Native Methodist Study Guide Now Available
Free to download at okumc.org/nativedoc, the 60-page study guide is a companion piece to the Commission’s 26-minute documentary “Who Is My Neighbor?: Native American Methodism in Oklahoma” that was played during the Act of Repentance conducted at Annual Conference 2016.
More than 500 DVDs of the documentary have been distributed to Methodist congregations of the Oklahoma Conference and Oklahoma Indian Missionary Conference, and it has been included in studies by Methodist groups nationally, including the United Methodist Men, United Methodist Women, and “Mission u” curriculum.
The documentary tells the history of the complex relationship between Native Americans and the Methodist Church, why the General Conference performed the 2012 Act of Repentance, and how United Methodists can work toward reconciliation with their Native American neighbors. Copies of the documentary are still available through the Conference Archives and through Interlibrary Loan.
The new study guide is divided into four parts, coinciding with the four narrative sections in the documentary, and provides more in-depth information about topics raised in the video. It also features discussion questions designed to provoke meaningful conversations among Natives and non-Natives alike.
“We are really excited to be able to share this new resource with Oklahoma Methodists,” said documentary co-director and study guide co-author Jerry Gill. “Film is a great medium, but it’s hard to cover 300 years of history in 26 minutes. The study guide allows us to provide more detail about some of the events and issues we could only touch on in the documentary, and the better people understand the history behind the 2012 Act of Repentance, the better they will understand how to respond to it.”

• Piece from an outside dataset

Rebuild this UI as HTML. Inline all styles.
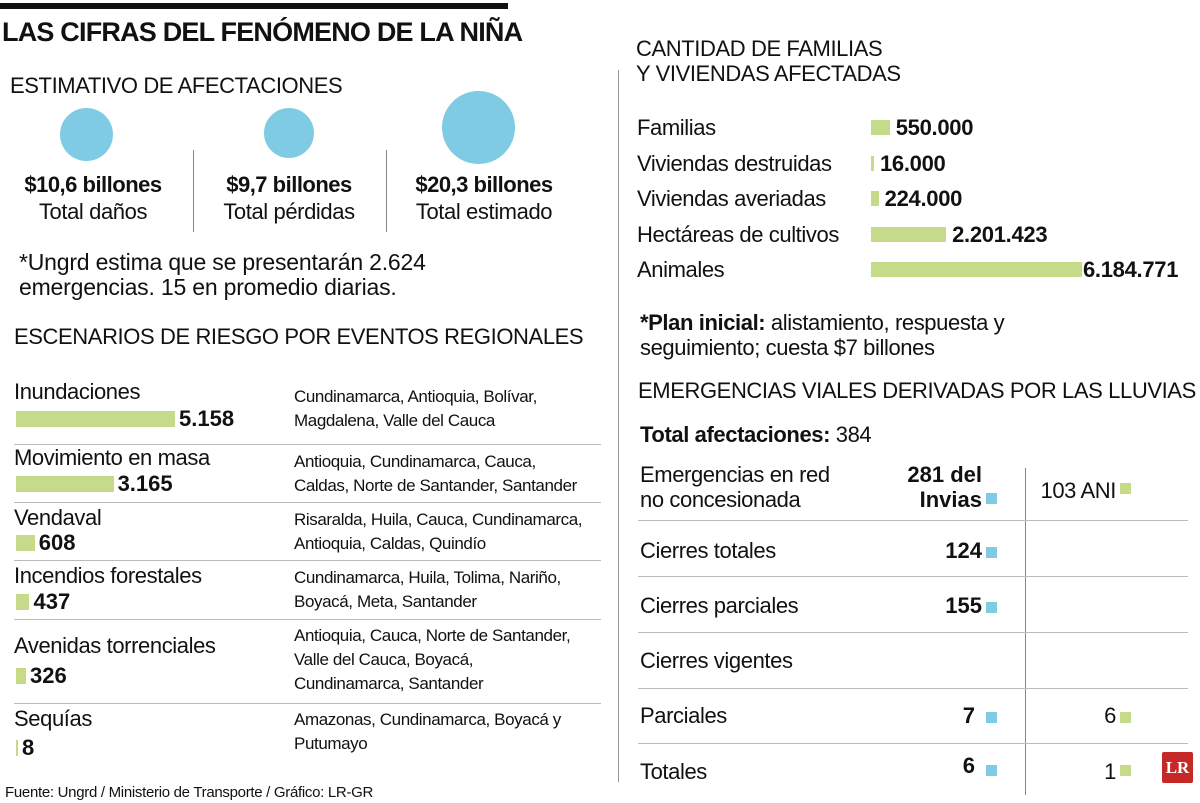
<!DOCTYPE html>
<html><head><meta charset="utf-8">
<style>
body{margin:0;width:1200px;height:803px;background:#fff;position:relative;overflow:hidden;font-family:"Liberation Sans",sans-serif;color:#111}
.a{position:absolute;white-space:nowrap}
.t{font-size:22px;letter-spacing:-0.4px}
.b{font-weight:bold}
.hl{position:absolute;height:1px;background:#bbb}
.vl{position:absolute;width:1px;background:#888}
.bar{position:absolute;background:#c5db8a}
.sq{position:absolute;width:11px;height:11px}
</style></head><body>
<div class="a" style="left:0;top:3px;width:508px;height:6px;background:#111"></div>
<div class="a b" style="left:2px;top:17px;font-size:27px;letter-spacing:-0.8px">LAS CIFRAS DEL FENÓMENO DE LA NIÑA</div>
<div class="a t" style="left:10px;top:73px;font-size:22px">ESTIMATIVO DE AFECTACIONES</div>

<div class="a" style="left:60px;top:108px;width:53px;height:53px;border-radius:50%;background:#7ecbe3"></div>
<div class="a" style="left:264px;top:108px;width:50px;height:50px;border-radius:50%;background:#7ecbe3"></div>
<div class="a" style="left:442px;top:91px;width:73px;height:73px;border-radius:50%;background:#7ecbe3"></div>
<div class="vl" style="left:193px;top:150px;height:82px"></div>
<div class="vl" style="left:386px;top:150px;height:82px"></div>
<div class="a b" style="left:6px;top:172px;width:174px;text-align:center;font-size:22px;letter-spacing:-0.5px">$10,6 billones</div>
<div class="a t" style="left:6px;top:199px;width:174px;text-align:center">Total daños</div>
<div class="a b" style="left:203px;top:172px;width:172px;text-align:center;font-size:22px;letter-spacing:-0.5px">$9,7 billones</div>
<div class="a t" style="left:203px;top:199px;width:172px;text-align:center">Total pérdidas</div>
<div class="a b" style="left:396px;top:172px;width:176px;text-align:center;font-size:22px;letter-spacing:-0.5px">$20,3 billones</div>
<div class="a t" style="left:396px;top:199px;width:176px;text-align:center">Total estimado</div>
<div class="a t" style="left:19px;top:250px;line-height:25px;font-size:23px;letter-spacing:-0.2px">*Ungrd estima que se presentarán 2.624<br>emergencias. 15 en promedio diarias.</div>

<div class="a t" style="left:14px;top:324px">ESCENARIOS DE RIESGO POR EVENTOS REGIONALES</div>
<div id="left"></div>

<div class="vl" style="left:618px;top:70px;height:712px;background:#999"></div>

<div class="a t" style="left:636px;top:36px;line-height:25px">CANTIDAD DE FAMILIAS<br>Y VIVIENDAS AFECTADAS</div>
<div id="right"></div>
<div class="a t" style="left:640px;top:310px;line-height:25px"><b>*Plan inicial:</b> alistamiento, respuesta y<br>seguimiento; cuesta $7 billones</div>

<div class="a t" style="left:638px;top:378px">EMERGENCIAS VIALES DERIVADAS POR LAS LLUVIAS</div>
<div class="a t" style="left:640px;top:422px"><b>Total afectaciones:</b> 384</div>
<div class="vl" style="left:1025px;top:468px;height:327px"></div>
<div id="vial"></div>

<div class="a" style="left:1162px;top:752px;width:31px;height:31px;background:#c62828;color:#fff;font-family:'Liberation Serif',serif;font-weight:bold;font-size:17px;text-align:center;line-height:31px;border-radius:2px">LR</div>
<div class="a" style="left:5px;top:784px;font-size:15px;letter-spacing:-0.3px">Fuente: Ungrd / Ministerio de Transporte / Gráfico: LR-GR</div>

<script>
// Left: risk scenarios
const riskCats=["Inundaciones","Movimiento en masa","Vendaval","Incendios forestales","Avenidas torrenciales","Sequías"];
const riskVals=[5158,3165,608,437,326,8];
const riskLabels=["5.158","3.165","608","437","326","8"];
const riskRegions=["Cundinamarca, Antioquia, Bolívar,<br>Magdalena, Valle del Cauca","Antioquia, Cundinamarca, Cauca,<br>Caldas, Norte de Santander, Santander","Risaralda, Huila, Cauca, Cundinamarca,<br>Antioquia, Caldas, Quindío","Cundinamarca, Huila, Tolima, Nariño,<br>Boyacá, Meta, Santander","Antioquia, Cauca, Norte de Santander,<br>Valle del Cauca, Boyacá,<br>Cundinamarca, Santander","Amazonas, Cundinamarca, Boyacá y<br>Putumayo"];
// Right: familias
const famCats=["Familias","Viviendas destruidas","Viviendas averiadas","Hectáreas de cultivos","Animales"];
const famVals=[550000,16000,224000,2201423,6184771];
const famLabels=["550.000","16.000","224.000","2.201.423","6.184.771"];
// Vial table
const vialCats=["Emergencias en red<br>no concesionada","Cierres totales","Cierres parciales","Cierres vigentes","Parciales","Totales"];
const vialInvias=["281 del<br>Invias","124","155","","7","6"];
const vialAni=["103 ANI","","","","6","1"];

function mk(parent,cls,name,style,html){
  const e=document.createElement('div');
  e.className=cls;
  
  
  e.setAttribute('style',style);
  if(html!==undefined)e.innerHTML=html;
  parent.appendChild(e);return e;
}
const L=document.getElementById('left');
const xL=v=>v*159/5158;
const rowTop=[379,445,505,563,633,706];
const regTop=[385,450,508,566,624,708];
const barTop=[411,476,535,594,668,740];
const lineY=[444,502,560,619,703];
riskCats.forEach((c,i)=>{
  mk(L,'a t','risk-label-'+i,`left:14px;top:${rowTop[i]}px`,c);
  const w=Math.max(2,xL(riskVals[i]));
  mk(L,'bar','risk-bar-'+i,`left:16px;top:${barTop[i]}px;width:${w}px;height:16px`);
  mk(L,'a b','risk-value-'+i,`left:${16+w+4}px;top:${barTop[i]-5}px;font-size:22px`,riskLabels[i]);
  mk(L,'a','risk-regions-'+i,`left:294px;top:${regTop[i]}px;font-size:17px;line-height:24px;letter-spacing:-0.4px`,riskRegions[i]);
});
lineY.forEach((y,i)=>mk(L,'hl','risk-row-line-'+i,`left:14px;top:${y}px;width:587px`));

const R=document.getElementById('right');
const xR=v=>v*211/6184771;
famCats.forEach((c,i)=>{
  const y=115+i*35.5;
  mk(R,'a t','fam-label-'+i,`left:637px;top:${y}px`,c);
  const w=Math.max(3,xR(famVals[i]));
  mk(R,'bar','fam-bar-'+i,`left:871px;top:${y+5}px;width:${w}px;height:15px`);
  mk(R,'a b','fam-value-'+i,`left:${871+w+(i==4?1:6)}px;top:${y}px;font-size:22px;letter-spacing:-0.3px`,famLabels[i]);
});

const V=document.getElementById('vial');
const vTop=[462,538,593,648,703,759];
vialCats.forEach((c,i)=>{
  mk(V,'a t','vial-label-'+i,`left:640px;top:${vTop[i]}px;line-height:25px`,c);
  if(vialInvias[i]){
    mk(V,'a b','vial-invias-'+i,`right:${1200-(i==4||i==5?975:982)}px;top:${i==5?vTop[i]-6:vTop[i]}px;font-size:22px;text-align:right;line-height:25px`,vialInvias[i]);
    mk(V,'sq','vial-invias-marker-'+i,`left:986px;top:${i==0?493:vTop[i]+(i==5?6:9)}px;background:#7ecbe3`);
  }
  if(vialAni[i]){
    mk(V,'a t','vial-ani-'+i,`right:${1200-1116}px;top:${i==0?478:vTop[i]}px`,vialAni[i]);
    mk(V,'sq','vial-ani-marker-'+i,`left:1120px;top:${i==0?483:vTop[i]+(i==5?6:9)}px;background:#c5db8a`);
  }
});
[520,576,632,688,743].forEach((y,i)=>mk(V,'hl','vial-row-line-'+i,`left:638px;top:${y}px;width:550px`));
</script>
</body></html>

In 2017, Jerry Gill received the Distinguished Service Award from the General Commission on Archives and History, in large part due to his work on the “Who Is My Neighbor?” initiative.

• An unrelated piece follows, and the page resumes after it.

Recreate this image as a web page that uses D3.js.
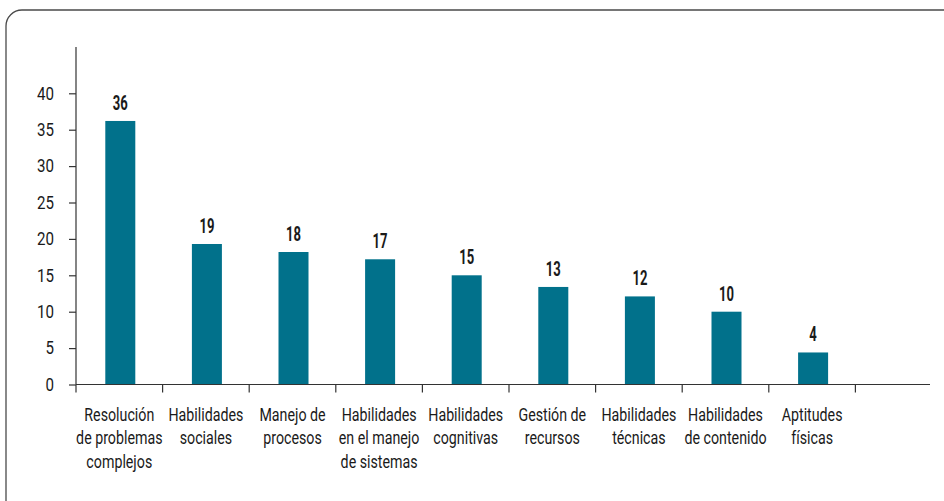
<!DOCTYPE html>
<meta charset="utf-8">
<html>
  <style>
    body, html{ margin: 0; background: #fff;}
    svg text{ font-family: Roboto, "Noto Sans", sans-serif; fill: #1a1a1a; }
    .frame{ fill: none; stroke: #4a4a4a; stroke-width: 1.3; }
    .bar{ fill: #01718b; }
    .axis path, .axis line{ stroke: #333; stroke-width: 1.2; }
    .axis text{ font-size: 18px; }
    .val{ font-size: 19.5px; font-weight: bold; }
  </style>
  <body>
    <svg></svg>
    <script src="https://cdn.jsdelivr.net/npm/d3@7"></script>
    <script>
var categories = [
  ['Resolución', 'de problemas', 'complejos'],
  ['Habilidades', 'sociales'],
  ['Manejo de', 'procesos'],
  ['Habilidades', 'en el manejo', 'de sistemas'],
  ['Habilidades', 'cognitivas'],
  ['Gestión de', 'recursos'],
  ['Habilidades', 'técnicas'],
  ['Habilidades', 'de contenido'],
  ['Aptitudes', 'físicas']
]
var values = [36.2, 19.3, 18.2, 17.2, 15.0, 13.4, 12.1, 10.0, 4.4]
var labels = ['36', '19', '18', '17', '15', '13', '12', '10', '4']
var yTicks = [0, 5, 10, 15, 20, 25, 30, 35, 40]

var w = 944, h = 501
  , svg = d3.select('svg').attr('width', w).attr('height', h)
  , left = 76, bottom = 384.5, band = 86.6

// the source font is condensed: squeeze text horizontally to the widths seen in the picture
function squeeze(txt, size, weight, target){
  var p = svg.append('text').style('font-size', size + 'px').style('font-weight', weight).text(txt)
    , f = target / p.node().getComputedTextLength()
  p.remove()
  return f
}
var kCat = squeeze('Habilidades', 19, 'normal', 75)
  , kTick = squeeze('40', 18, 'normal', 17)
  , kVal = squeeze('36', 19.5, 'bold', 15)

svg.append('rect').attr('class', 'frame')
  .attr('x', 6).attr('y', 10).attr('width', 980).attr('height', 520).attr('rx', 16)

var x = d3.scaleBand().domain(d3.range(categories.length))
    .range([left, left + band * categories.length]).paddingInner(0).paddingOuter(0)
  , y = d3.scaleLinear().domain([0, 40]).range([bottom, 93.3])

// y axis, line runs above the last tick
var gy = svg.append('g').attr('class', 'axis').attr('transform', 'translate(' + left + ',0)')
  .call(d3.axisLeft(y).tickValues(yTicks).tickSize(7).tickSizeOuter(0))
gy.select('.domain').remove()
gy.selectAll('text').attr('transform', 'scale(' + kTick + ',1)').attr('x', -22 / kTick)
gy.append('line').attr('y1', bottom).attr('y2', 47).attr('stroke', '#333')

// bars
svg.selectAll('.bar').data(values).enter().append('rect').attr('class', 'bar')
  .attr('x', function(d, i){ return x(i) + x.bandwidth() / 2 - 15 + 1 })
  .attr('width', 30)
  .attr('y', function(d){ return y(d) })
  .attr('height', function(d){ return y(0) - y(d) })

svg.selectAll('.val').data(values).enter().append('text').attr('class', 'val')
  .attr('text-anchor', 'middle')
  .attr('transform', function(d, i){
    return 'translate(' + (x(i) + x.bandwidth() / 2 + 1) + ',' + (y(d) - 11) + ') scale(' + kVal + ',1)' })
  .text(function(d, i){ return labels[i] })

// x axis: baseline plus boundary ticks
var gx = svg.append('g').attr('class', 'axis')
gx.append('line').attr('x1', left).attr('x2', 930).attr('y1', bottom).attr('y2', bottom)
gx.selectAll('.tk').data(d3.range(categories.length + 1)).enter().append('line')
  .attr('x1', function(d){ return left + d * x.step() })
  .attr('x2', function(d){ return left + d * x.step() })
  .attr('y1', bottom).attr('y2', bottom + 8)

var cat = svg.selectAll('.cat').data(categories).enter().append('text').attr('class', 'cat')
  .attr('text-anchor', 'middle').style('font-size', '19px')
  .attr('transform', function(d, i){
    return 'translate(' + (x(i) + x.bandwidth() / 2) + ',' + 420.5 + ') scale(' + kCat + ',1)' })
cat.selectAll('tspan').data(function(d){ return d }).enter().append('tspan')
  .attr('x', 0).attr('dy', function(d, i){ return i ? 24 : 0 })
  .text(function(d){ return d })
    </script>
  </body>
</html>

“The next step after repentance is supposed to be reconciliation, and one of the keys to reconciliation is bringing people together for meaningful conversations,” said OKUMC Commission on Archives and History Chair Rev. Brian Bakeman. “The principal goal of the documentary was to inform and offer a historical context for the 2012 Act of Repentance. This study guide is really designed to encourage small group study and discussion. I think the more we can get people talking, the more clear and easily recognizable the path to reconciliation will become.”
“This is the first of what we hope will be a few editions of this study guide,” said co-author Elizabeth B. Anthony. “We’re hoping to gather feedback from the small groups who use it and develop some guidance for discussion leaders as we identify fruitful approaches. In short, like the reconciliation it encourages, this study guide is a work in progress.”
“I am excited about the study guide,” commented David Wilson, superintendent of the Oklahoma Indian Missionary Conference. “Persons who want to explore the history of Native Americans in general and OIMC will find it very useful. It is very well done and provides an opportunity for folks to probe deeper into the rich and challenging history of Native American missions in Oklahoma. I think it will be well received.”
The new study guide and additional resources, are available online at okumc.org/nativedoc.